Indexing

Content must be indexed before it can be searched. Indexing comprises the following steps:

  1. Extraction, transformation, and loading (ETL) - Use existing engines or frameworks such as Apache Tika or Cloudera Morphlines.
    1. Content and metadata extraction
    2. Schema mapping
  2. Index creation using Lucene.
    1. Index creation
    2. Index serialization

Indexes are typically stored on a local file system. Lucene supports additional index writers and readers. One HDFS-based interface implemented as part of Apache Blur is integrated with Cloudera Search and has been optimized for CDP-stored indexes. All index data in Cloudera Search is stored in and served from HDFS.

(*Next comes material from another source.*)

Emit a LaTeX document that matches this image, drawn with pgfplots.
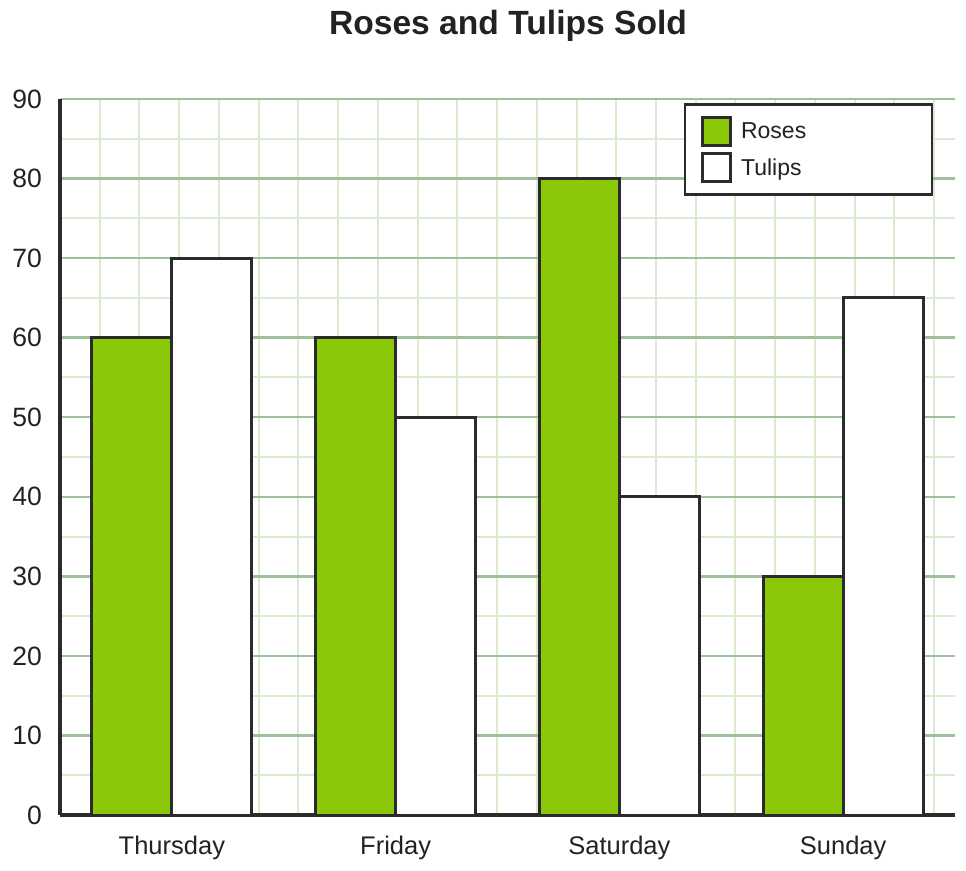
\documentclass[border=0pt]{standalone}
\usepackage{fontspec}
\setmainfont{Liberation Sans}
\usepackage{pgfplots}
\pgfplotsset{compat=1.18}
\definecolor{rose}{RGB}{138,200,8}
\definecolor{edge}{RGB}{43,43,43}
\definecolor{majg}{RGB}{158,192,155}
\definecolor{ming}{RGB}{220,235,208}
\definecolor{txt}{RGB}{34,34,34}
\begin{document}
\begin{tikzpicture}
\begin{axis}[
 at={(0pt,0pt)}, anchor=south west,
 scale only axis, width=895pt, height=716pt,
 xmin=-0.5, xmax=3.5, ymin=0, ymax=90,
 ybar, bar width=0.357,
 xtick={0,1,2,3}, xticklabels={Thursday,Friday,Saturday,Sunday},
 ytick={0,10,...,90}, minor ytick={5,15,...,85},
 minor xtick={-0.3224,-0.1448,0.0327,0.2103,0.3879,0.5655,0.7431,0.9206,1.0982,1.2758,1.4534,1.6310,1.8085,1.9861,2.1637,2.3413,2.5189,2.6964,2.8740,3.0516,3.2292,3.4068},
 ymajorgrids, yminorgrids, xminorgrids,
 major grid style={majg, line width=2.5pt},
 minor grid style={ming, line width=2pt},
 axis x line=bottom, axis y line=left,
 axis line style={-, edge, line width=4pt},
 major tick length=0pt, minor tick length=0pt,
 /pgf/number format/assume math mode=true,
 tick label style={text=txt, inner sep=0pt},
 yticklabel style={font=\fontsize{26.5}{30}\selectfont, anchor=east, xshift=-18pt},
 xticklabel style={font=\fontsize{25.5}{30}\selectfont, anchor=base, yshift=-39pt},
 legend image code/.code={\draw[#1, line width=3pt] (0pt,-14pt) rectangle (28pt,14pt);},
 legend cell align=left,
 legend style={at={(0.697,0.994)}, anchor=north west, draw=edge, line width=2.5pt, fill=white,
   inner xsep=16pt, inner ysep=11.5pt, row sep=5pt, column sep=9pt,
   font=\fontsize{23}{27}\selectfont, text=txt,
   nodes={inner sep=0pt}},
]
\addplot[fill=rose, draw=edge, line width=3pt, bar shift=-0.1786] coordinates {(0,60) (1,60) (2,80) (3,30)};
\addlegendentry{\makebox[175pt][l]{Roses}}
\addplot[fill=white, draw=edge, line width=3pt, bar shift=0.1786] coordinates {(0,70) (1,50) (2,40) (3,65)};
\addlegendentry{\makebox[175pt][l]{Tulips}}
\end{axis}
\node[font=\bfseries\fontsize{33.6}{40}\selectfont, text=txt, anchor=base] at (448pt,780pt) {Roses and Tulips Sold};
\pgfresetboundingbox
\path[use as bounding box] (-60pt,-55pt) rectangle (906pt,815pt);
\end{tikzpicture}
\end{document}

You can index content in the following ways:

Batch indexing using MapReduce

To use MapReduce to index documents, run a MapReduce job on content in HDFS to produce a Lucene index. The Lucene index is written to HDFS, and this index is subsequently used by Search services to provide query results.

Batch indexing is most often used when bootstrapping a Search cluster. The Map phase of the MapReduce task parses input into indexable documents, and the Reduce phase indexes the documents produced by the Map. You can also configure a MapReduce-based indexing job to use all assigned resources on the cluster, utilizing multiple reducing steps for intermediate indexing and merging operations, and then writing the reduction to the configured set of shard sets for the service. This makes the batch indexing process as scalable as MapReduce workloads.

NRT indexing using the API

Other clients can complete NRT indexing. This is done when the client first writes files directly to HDFS and then triggers indexing using the Solr REST API. Specifically, the API does the following:

  1. Extract content from the document contained in HDFS, where the document is referenced by a URL.
  2. Map the content to fields in the search schema.
  3. Create or update a Lucene index.

This is useful if you index as part of a larger workflow. For example, you could trigger indexing from an Oozie workflow.

Indexing using the Spark-Solr connector

Using the Spark-Solr connector you have two options to index data into Solr: batch index documents or index streaming data.

For batch indexing you have multiple options, firstly you can use the spark-shell tool to reach Solr with Scala commands. Cloudera recommends this solution mostly for experimenting or smaller indexing jobs.

The second option is to use spark-submit with your spark job, for this you need to create a class which implements SparkApp.RDDProcesor interface. This way you can access the robustness of Spark with the phrases and concepts well-known from Solr. This works in Scala and Java as well.

If you want to index streaming data, you can do it by implementing the SparkApp.StreamingProcessor interface. With this solution you gain access to all the benefits of SparkStreaming and send on the data to Solr.